Plotting code records:
::::

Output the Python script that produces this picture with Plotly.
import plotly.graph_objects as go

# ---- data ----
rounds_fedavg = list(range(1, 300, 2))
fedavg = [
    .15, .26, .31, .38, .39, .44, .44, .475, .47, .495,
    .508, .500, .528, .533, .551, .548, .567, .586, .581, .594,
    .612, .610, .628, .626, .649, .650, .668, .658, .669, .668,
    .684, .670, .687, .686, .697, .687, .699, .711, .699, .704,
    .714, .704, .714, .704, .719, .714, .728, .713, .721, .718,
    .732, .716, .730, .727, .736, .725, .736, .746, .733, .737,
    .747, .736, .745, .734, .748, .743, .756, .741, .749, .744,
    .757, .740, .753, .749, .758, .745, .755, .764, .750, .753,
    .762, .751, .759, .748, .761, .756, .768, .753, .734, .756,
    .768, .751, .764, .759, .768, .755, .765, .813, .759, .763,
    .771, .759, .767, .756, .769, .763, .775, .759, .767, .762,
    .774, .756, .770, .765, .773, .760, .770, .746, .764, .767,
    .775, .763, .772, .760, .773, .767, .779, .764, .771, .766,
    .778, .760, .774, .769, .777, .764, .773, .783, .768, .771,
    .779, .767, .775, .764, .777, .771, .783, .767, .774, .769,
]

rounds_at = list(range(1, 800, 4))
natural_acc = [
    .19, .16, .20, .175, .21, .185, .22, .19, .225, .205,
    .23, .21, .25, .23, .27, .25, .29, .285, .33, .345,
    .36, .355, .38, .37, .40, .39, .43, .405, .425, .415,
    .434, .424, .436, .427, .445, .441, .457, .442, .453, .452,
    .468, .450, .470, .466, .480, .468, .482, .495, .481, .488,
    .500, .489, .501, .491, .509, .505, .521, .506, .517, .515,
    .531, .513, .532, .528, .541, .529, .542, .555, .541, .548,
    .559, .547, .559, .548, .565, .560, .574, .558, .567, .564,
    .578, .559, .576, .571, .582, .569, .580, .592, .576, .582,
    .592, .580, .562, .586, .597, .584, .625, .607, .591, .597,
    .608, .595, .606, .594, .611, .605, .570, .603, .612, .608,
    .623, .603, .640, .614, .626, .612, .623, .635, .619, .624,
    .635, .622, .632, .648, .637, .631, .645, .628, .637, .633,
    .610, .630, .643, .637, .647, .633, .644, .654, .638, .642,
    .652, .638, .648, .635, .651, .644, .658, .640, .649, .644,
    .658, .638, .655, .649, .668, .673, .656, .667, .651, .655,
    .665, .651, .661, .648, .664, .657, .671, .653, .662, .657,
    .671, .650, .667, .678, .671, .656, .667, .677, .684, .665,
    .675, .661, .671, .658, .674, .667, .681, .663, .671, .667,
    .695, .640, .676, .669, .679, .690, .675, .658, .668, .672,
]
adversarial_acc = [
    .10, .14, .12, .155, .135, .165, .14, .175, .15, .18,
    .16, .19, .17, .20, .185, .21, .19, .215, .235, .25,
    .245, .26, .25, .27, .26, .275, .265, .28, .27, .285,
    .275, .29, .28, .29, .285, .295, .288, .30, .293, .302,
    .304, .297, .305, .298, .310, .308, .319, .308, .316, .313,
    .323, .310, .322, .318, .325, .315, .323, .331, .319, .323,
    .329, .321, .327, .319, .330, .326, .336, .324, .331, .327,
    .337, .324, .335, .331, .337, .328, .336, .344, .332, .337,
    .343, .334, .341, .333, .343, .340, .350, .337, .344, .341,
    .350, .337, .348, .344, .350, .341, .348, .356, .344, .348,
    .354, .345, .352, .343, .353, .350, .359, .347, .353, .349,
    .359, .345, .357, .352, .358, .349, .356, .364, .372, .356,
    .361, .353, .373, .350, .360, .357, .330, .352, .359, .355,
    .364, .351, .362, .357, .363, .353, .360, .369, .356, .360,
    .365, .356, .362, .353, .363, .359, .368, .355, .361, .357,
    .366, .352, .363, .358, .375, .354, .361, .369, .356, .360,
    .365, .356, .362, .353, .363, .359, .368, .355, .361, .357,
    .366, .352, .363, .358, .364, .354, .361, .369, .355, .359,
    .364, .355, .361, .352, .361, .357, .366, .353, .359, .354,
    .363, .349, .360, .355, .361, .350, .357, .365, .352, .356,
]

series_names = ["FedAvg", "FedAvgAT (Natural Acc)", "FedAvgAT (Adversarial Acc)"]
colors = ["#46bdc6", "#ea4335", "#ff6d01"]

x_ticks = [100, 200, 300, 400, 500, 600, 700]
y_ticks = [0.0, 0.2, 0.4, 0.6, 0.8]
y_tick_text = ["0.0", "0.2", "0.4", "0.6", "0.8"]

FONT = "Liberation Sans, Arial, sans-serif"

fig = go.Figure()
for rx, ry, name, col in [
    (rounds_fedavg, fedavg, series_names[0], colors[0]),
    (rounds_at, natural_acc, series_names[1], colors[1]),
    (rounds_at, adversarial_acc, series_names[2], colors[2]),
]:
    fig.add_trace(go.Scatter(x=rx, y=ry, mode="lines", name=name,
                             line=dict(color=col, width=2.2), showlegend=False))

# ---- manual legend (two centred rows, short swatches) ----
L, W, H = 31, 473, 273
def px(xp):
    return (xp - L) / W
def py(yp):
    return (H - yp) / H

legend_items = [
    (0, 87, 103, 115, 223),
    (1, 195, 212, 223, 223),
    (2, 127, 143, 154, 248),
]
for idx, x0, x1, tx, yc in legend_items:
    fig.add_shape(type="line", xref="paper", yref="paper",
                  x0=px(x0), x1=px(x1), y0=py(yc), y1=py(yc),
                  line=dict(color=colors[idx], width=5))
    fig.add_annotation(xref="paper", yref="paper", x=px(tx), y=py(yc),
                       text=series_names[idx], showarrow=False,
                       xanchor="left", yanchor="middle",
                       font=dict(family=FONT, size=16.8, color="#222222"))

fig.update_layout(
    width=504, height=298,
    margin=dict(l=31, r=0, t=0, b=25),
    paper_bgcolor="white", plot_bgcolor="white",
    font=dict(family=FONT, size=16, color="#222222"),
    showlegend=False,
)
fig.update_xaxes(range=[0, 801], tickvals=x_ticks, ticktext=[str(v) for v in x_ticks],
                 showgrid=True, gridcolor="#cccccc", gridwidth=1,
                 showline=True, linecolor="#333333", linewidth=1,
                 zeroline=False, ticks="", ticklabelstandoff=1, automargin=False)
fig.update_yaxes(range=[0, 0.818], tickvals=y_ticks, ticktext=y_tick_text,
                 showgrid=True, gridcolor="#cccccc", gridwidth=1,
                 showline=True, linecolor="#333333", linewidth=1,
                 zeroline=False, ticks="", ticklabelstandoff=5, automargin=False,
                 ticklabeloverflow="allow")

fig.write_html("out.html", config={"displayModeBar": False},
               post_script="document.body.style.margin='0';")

::::

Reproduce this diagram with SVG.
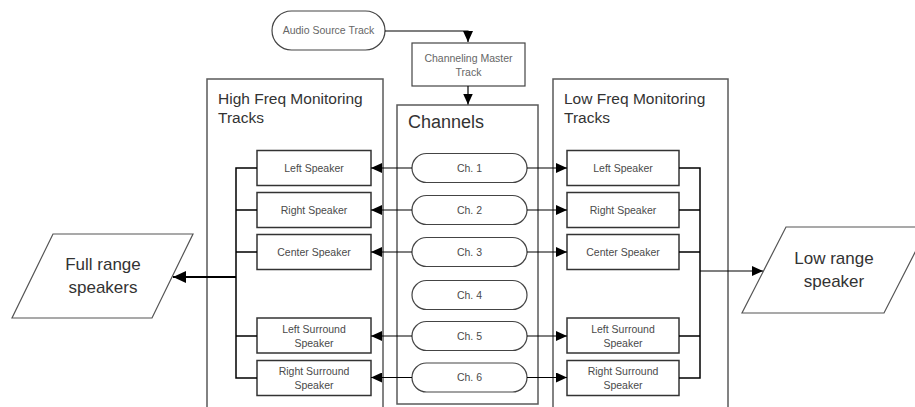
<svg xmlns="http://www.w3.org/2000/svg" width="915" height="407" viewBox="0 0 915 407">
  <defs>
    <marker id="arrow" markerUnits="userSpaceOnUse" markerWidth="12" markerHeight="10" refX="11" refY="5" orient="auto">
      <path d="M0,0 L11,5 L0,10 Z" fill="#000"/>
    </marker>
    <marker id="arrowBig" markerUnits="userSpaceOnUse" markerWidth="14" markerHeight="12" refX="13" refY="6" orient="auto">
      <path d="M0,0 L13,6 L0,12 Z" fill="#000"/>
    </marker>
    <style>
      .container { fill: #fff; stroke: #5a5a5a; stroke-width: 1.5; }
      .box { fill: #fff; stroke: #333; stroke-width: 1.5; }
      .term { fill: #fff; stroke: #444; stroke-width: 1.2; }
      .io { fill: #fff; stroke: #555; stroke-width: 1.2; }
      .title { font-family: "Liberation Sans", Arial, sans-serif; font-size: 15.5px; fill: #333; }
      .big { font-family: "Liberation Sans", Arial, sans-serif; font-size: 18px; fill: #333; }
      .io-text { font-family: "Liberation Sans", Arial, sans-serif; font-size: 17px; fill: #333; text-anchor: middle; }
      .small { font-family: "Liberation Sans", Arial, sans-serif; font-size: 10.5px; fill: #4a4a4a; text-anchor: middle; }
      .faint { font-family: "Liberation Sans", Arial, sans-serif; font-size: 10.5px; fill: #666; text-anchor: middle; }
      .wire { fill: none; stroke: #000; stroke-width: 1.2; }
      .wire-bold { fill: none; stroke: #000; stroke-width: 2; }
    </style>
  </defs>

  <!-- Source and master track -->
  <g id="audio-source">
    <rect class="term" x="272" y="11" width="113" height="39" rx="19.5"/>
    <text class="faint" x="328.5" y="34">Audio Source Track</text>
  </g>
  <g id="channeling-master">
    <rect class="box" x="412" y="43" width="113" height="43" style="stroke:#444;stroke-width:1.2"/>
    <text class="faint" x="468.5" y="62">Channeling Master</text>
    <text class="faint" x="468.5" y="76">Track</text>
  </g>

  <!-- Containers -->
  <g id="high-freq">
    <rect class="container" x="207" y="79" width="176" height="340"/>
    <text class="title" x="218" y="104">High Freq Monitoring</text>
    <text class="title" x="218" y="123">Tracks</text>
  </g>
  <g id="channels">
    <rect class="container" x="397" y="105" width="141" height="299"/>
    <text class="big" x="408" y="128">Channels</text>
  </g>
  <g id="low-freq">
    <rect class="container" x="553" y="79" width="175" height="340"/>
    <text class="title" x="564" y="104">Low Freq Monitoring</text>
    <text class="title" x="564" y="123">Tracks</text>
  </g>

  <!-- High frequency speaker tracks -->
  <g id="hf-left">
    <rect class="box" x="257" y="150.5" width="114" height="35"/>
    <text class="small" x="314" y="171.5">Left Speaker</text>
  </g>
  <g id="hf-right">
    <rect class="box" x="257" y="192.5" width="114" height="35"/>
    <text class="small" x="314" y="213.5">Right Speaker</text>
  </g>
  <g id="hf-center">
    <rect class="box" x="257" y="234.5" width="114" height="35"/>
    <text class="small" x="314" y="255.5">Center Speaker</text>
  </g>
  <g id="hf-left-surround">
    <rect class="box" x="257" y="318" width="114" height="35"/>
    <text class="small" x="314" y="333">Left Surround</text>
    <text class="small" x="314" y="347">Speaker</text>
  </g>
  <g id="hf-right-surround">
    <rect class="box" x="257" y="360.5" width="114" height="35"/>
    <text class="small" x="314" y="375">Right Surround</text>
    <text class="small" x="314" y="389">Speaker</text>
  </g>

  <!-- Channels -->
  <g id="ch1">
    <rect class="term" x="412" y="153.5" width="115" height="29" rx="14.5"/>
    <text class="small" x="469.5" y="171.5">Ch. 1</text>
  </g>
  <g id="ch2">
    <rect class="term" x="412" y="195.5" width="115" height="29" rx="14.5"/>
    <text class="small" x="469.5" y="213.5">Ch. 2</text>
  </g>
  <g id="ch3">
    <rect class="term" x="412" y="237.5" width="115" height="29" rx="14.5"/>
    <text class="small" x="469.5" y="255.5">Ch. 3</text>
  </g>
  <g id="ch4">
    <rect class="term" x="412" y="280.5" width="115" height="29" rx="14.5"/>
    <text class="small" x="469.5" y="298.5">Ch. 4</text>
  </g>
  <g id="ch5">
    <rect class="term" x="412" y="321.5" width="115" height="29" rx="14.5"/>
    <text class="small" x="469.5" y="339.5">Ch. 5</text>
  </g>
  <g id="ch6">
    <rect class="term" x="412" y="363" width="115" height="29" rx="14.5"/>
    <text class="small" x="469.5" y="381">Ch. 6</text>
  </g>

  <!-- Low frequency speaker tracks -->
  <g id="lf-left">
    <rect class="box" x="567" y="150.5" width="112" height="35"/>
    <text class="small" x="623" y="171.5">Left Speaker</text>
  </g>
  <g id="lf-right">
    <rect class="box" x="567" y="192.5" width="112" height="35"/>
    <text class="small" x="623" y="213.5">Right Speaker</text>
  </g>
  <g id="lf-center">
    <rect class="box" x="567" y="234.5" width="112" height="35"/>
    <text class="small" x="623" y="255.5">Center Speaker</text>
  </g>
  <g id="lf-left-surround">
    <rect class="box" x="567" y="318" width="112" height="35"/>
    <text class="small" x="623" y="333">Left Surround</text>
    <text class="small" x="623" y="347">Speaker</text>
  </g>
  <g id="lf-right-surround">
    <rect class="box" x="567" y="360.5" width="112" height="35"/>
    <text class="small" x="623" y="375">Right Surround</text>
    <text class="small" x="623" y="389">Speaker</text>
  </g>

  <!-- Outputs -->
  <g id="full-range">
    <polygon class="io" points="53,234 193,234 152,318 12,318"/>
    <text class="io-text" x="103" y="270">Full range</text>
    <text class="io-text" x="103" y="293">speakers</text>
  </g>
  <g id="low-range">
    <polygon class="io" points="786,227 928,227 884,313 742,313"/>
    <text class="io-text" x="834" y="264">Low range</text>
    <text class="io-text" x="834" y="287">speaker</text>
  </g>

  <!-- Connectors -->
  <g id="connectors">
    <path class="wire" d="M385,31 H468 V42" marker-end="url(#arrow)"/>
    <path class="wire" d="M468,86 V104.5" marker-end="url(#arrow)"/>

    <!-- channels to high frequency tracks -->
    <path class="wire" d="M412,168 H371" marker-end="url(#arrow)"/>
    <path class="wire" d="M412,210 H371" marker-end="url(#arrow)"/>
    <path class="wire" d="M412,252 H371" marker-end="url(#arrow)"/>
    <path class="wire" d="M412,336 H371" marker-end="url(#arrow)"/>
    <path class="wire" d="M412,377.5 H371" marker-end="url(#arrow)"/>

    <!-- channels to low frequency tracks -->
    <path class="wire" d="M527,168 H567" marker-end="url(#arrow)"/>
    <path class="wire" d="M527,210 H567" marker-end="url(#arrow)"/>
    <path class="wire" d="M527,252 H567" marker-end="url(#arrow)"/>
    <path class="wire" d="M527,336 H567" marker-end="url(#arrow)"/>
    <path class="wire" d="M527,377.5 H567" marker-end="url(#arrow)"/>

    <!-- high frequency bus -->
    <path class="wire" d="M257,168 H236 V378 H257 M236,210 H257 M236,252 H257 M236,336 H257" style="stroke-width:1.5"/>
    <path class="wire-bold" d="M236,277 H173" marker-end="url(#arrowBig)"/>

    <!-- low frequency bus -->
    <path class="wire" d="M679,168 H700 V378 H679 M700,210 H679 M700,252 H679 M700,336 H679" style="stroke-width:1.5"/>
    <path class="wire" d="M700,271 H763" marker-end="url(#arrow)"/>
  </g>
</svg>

::::

# Problem description:
Extract the lines of the preceding material that run from the line with "Output the Python" through the line with "import plotly.graph_objects as go", inclusive, reproducing them exactly and adding nothing.

# Solved exercise:
Output the Python script that produces this picture with Plotly.
import plotly.graph_objects as go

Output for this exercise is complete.